Over six experimental sessions at different times of year, researchers  found some body areas exchanged more heat with the environment than others.

“We were not surprised to find that a lot of heat flux was taking place in the fluke and the flippers,”  said Erdsack, noting that these areas and the head are less insulated than the body’s trunk. Using these measurements and body surface area, the researchers calculated approximately how much heat each manatee lost, overall, to the cooler water.

“Each manatee had some variability in heat flux over time, but what really surprised us was the enormous difference between the two animals — Hugh’s average heat flux, was up to more than 100 percent greater than Buffett’s,” Erdsack said. “We expected Hugh to dissipate more heat because he is the smaller, ‘sporty’ manatee who moves around a lot, while Buffett is the less active, bigger one with more body fat. But we were surprised by how big the difference was. This allows conclusions about manatees in the wild — if they have too little fat, their risk of cold stress could be significantly greater.”
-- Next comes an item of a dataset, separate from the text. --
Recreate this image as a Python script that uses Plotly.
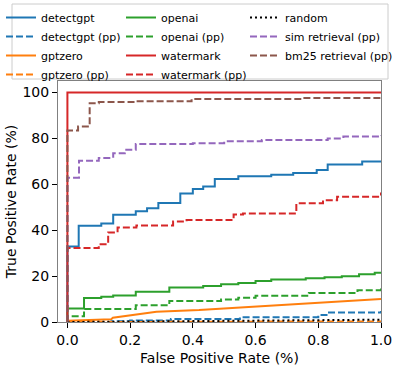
import plotly.graph_objects as go

# ---- data (FPR %, TPR %) ----
detectgpt_x = [0, 0, 0.036, 0.108, 0.146, 0.218, 0.254, 0.29, 0.36, 0.40, 0.433, 0.47, 0.545, 0.65, 0.72, 0.795, 0.83, 0.94, 1.0]
detectgpt_y = [0, 32.9, 41.9, 42.9, 46.7, 48.2, 49.6, 51.8, 56.0, 58.0, 59.0, 62.3, 63.5, 64.2, 64.9, 66.2, 68.6, 69.9, 70.3]

detectgpt_pp_x = [0, 0.14, 0.2, 0.33, 0.55, 0.80, 0.83, 1.0]
detectgpt_pp_y = [0, 0.3, 0.7, 1.3, 2.1, 3.0, 4.1, 4.8]

gptzero_x = [0, 0.14, 0.145, 0.284, 0.42, 0.58, 0.68, 0.84, 1.0]
gptzero_y = [0.5, 1.2, 1.9, 4.5, 5.2, 6.5, 7.2, 8.6, 10.0]

gptzero_pp_x = [0, 0.3, 0.6, 1.0]
gptzero_pp_y = [0, 0.1, 0.2, 0.3]

openai_x = [0, 0, 0.053, 0.108, 0.146, 0.218, 0.325, 0.433, 0.49, 0.545, 0.6, 0.65, 0.76, 0.82, 0.875, 0.93, 0.98, 1.0]
openai_y = [0, 5.9, 10.5, 11.0, 11.6, 13.2, 15.0, 15.7, 16.4, 17.0, 17.9, 18.5, 19.1, 19.5, 19.9, 20.8, 21.5, 21.5]

openai_pp_x = [0, 0, 0.053, 0.218, 0.325, 0.49, 0.545, 0.6, 0.77, 0.925, 1.0]
openai_pp_y = [0, 2.5, 5.7, 7.3, 9.2, 9.8, 10.6, 11.4, 12.6, 13.8, 14.8]

watermark_x = [0, 0, 1.0]
watermark_y = [0, 100, 100]

watermark_pp_x = [0, 0, 0.10, 0.13, 0.16, 0.22, 0.337, 0.38, 0.53, 0.56, 0.73, 0.815, 0.86, 1.0]
watermark_pp_y = [0, 32.2, 33.9, 39.0, 41.2, 42.0, 43.8, 44.4, 46.8, 47.3, 51.7, 53.0, 54.6, 56.4]

random_x = [0, 1.0]
random_y = [0, 1.0]

sim_pp_x = [0, 0, 0.037, 0.10, 0.146, 0.183, 0.218, 0.40, 0.50, 0.62, 0.83, 0.88, 1.0]
sim_pp_y = [0, 62.9, 70.3, 71.5, 73.5, 75.0, 77.6, 77.9, 78.7, 79.3, 80.0, 80.8, 81.5]

bm25_pp_x = [0, 0, 0.034, 0.071, 0.10, 0.215, 0.396, 0.75, 1.0]
bm25_pp_y = [0, 83.4, 85.2, 95.3, 95.8, 96.2, 97.2, 97.6, 97.9]

x_ticks = [0.0, 0.2, 0.4, 0.6, 0.8, 1.0]
y_ticks = [0, 20, 40, 60, 80, 100]

BLUE, ORANGE, GREEN, RED, PURPLE, BROWN = "#1f77b4", "#ff7f0e", "#2ca02c", "#d62728", "#9467bd", "#8c564b"
DASH = "7px,3px"

# (name, x, y, color, dash, shape, legend column)
series = [
    ("detectgpt", detectgpt_x, detectgpt_y, BLUE, "solid", "hv", "legend"),
    ("detectgpt (pp)", detectgpt_pp_x, detectgpt_pp_y, BLUE, DASH, "hv", "legend"),
    ("gptzero", gptzero_x, gptzero_y, ORANGE, "solid", "linear", "legend"),
    ("gptzero (pp)", gptzero_pp_x, gptzero_pp_y, ORANGE, DASH, "hv", "legend"),
    ("openai", openai_x, openai_y, GREEN, "solid", "hv", "legend2"),
    ("openai (pp)", openai_pp_x, openai_pp_y, GREEN, DASH, "hv", "legend2"),
    ("watermark", watermark_x, watermark_y, RED, "solid", "linear", "legend2"),
    ("watermark (pp)", watermark_pp_x, watermark_pp_y, RED, DASH, "hv", "legend2"),
    ("random", random_x, random_y, "black", "2px,3px", "linear", "legend3"),
    ("sim retrieval (pp)", sim_pp_x, sim_pp_y, PURPLE, DASH, "hv", "legend3"),
    ("bm25 retrieval (pp)", bm25_pp_x, bm25_pp_y, BROWN, DASH, "hv", "legend3"),
]

fig = go.Figure()
for name, xs, ys, col, dash, shape, leg in series:
    fig.add_trace(go.Scatter(
        x=xs, y=ys, name=name, mode="lines",
        line=dict(color=col, width=2, dash=dash, shape=shape),
        legend=leg,
    ))

font = "DejaVu Sans"
L, W, B, H = 58, 323, 322, 241  # plot-area geometry in px (for paper-coordinate placement)


def px_x(p):
    return (p - L) / W


def px_y(p):
    return (B - p) / H


leg_common = dict(
    orientation="v", xanchor="left", yanchor="top", y=px_y(3),
    font=dict(size=11, family=font), bgcolor="rgba(0,0,0,0)", borderwidth=0,
    itemwidth=30, tracegroupgap=0,
)

fig.update_layout(
    width=399, height=366,
    margin=dict(l=58, r=18, t=81, b=44, autoexpand=False),
    paper_bgcolor="white", plot_bgcolor="white",
    font=dict(family=font, color="black", size=14),
    showlegend=True,
    legend=dict(x=px_x(1), **leg_common),
    legend2=dict(x=px_x(121), **leg_common),
    legend3=dict(x=px_x(245), **leg_common),
    shapes=[dict(
        type="rect", xref="paper", yref="paper",
        x0=px_x(12), x1=px_x(388), y0=px_y(79), y1=px_y(4),
        line=dict(color="#cccccc", width=1), fillcolor="white", layer="below",
    )],
    xaxis=dict(
        range=[-0.03, 1.0], tickvals=x_ticks, ticktext=[f"{v:.1f}" for v in x_ticks],
        showgrid=False, zeroline=False, showline=True, linecolor="#808080", linewidth=1,
        mirror=True, ticks="outside", ticklen=5, tickcolor="black", automargin=False,
        title=dict(text="False Positive Rate (%)", font=dict(size=14)),
        tickfont=dict(size=14),
    ),
    yaxis=dict(
        range=[0, 105], tickvals=y_ticks,
        showgrid=False, zeroline=False, showline=True, linecolor="#808080", linewidth=1,
        mirror=True, ticks="outside", ticklen=5, tickcolor="black", automargin=True,
        title=dict(text="True Positive Rate (%)", font=dict(size=14), standoff=2),
        tickfont=dict(size=14),
    ),
)

# remove the browser's default 8px body margin so the figure sits at the page origin
fig.write_html("out.html", config={"displayModeBar": False},
               post_script="document.body.style.margin='0';")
“We were also surprised to find that, despite constant water temperature,  the manatees both had lower heat flux in winter — suggesting something was having a cooling effect on them,” said Erdsack. “This could mean the air temperature has a bigger impact on cold stress than previously realized.”

The authors also note that the manatees’ total heat flux, calculated across the entire body, can provide a useful indicator for their metabolic rate — which is very low relative to other mammals, particularly to other marine mammals — contributing to their cold-sensitivity.  
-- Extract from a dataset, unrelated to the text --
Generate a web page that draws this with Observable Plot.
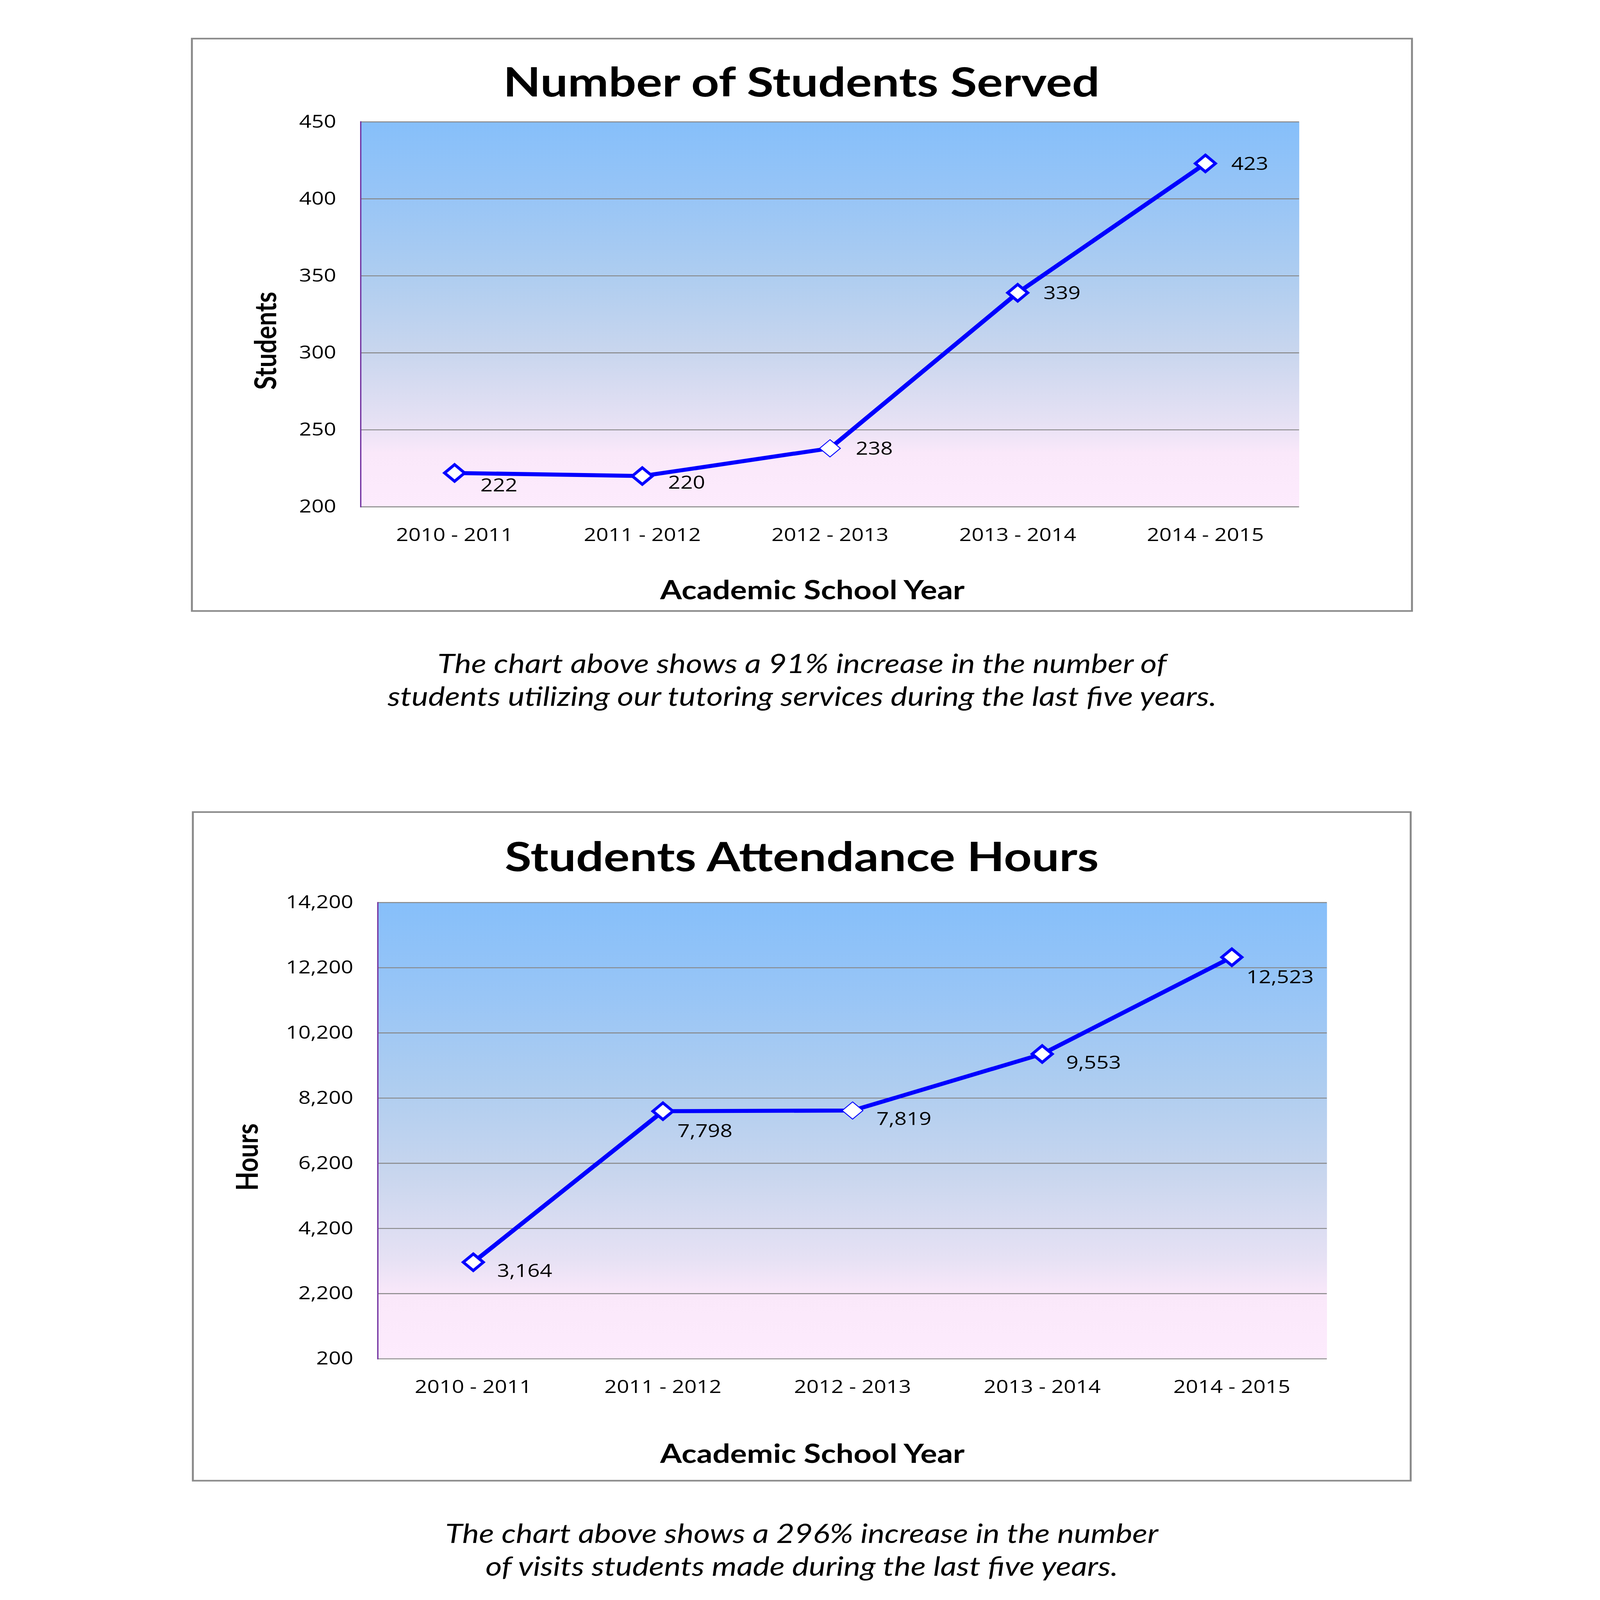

How can manatee rescuers and rehabilitators apply these findings?

“From this work, we know which areas of the body can be used to measure heat flux over time,” Erdsack said. “A single measurement on its own won’t tell you a lot, but if you measure repeatedly and notice an increase or a decrease over time, you may be detecting cold stress or heat stress that should be addressed.”

Wild manatees are not trained like Hugh and Buffett, so medical exams usually require temporary restraints or even sedation — both of which will influence metabolism and heat flux, and must be taken into account.

Though researchers currently cannot take a wild manatee’s temperature in the environment, Erdsack is working to find a way.

“Manatees have to surface for breathing, and therefore the nostrils are the only parts periodically above the water,” Erdsack said. “I am trying to figure out if we can use the temperature in the nostrils as an indicator for body temperature, using an infrared thermometer. If this works, it would be a perfect tool for wild animals.”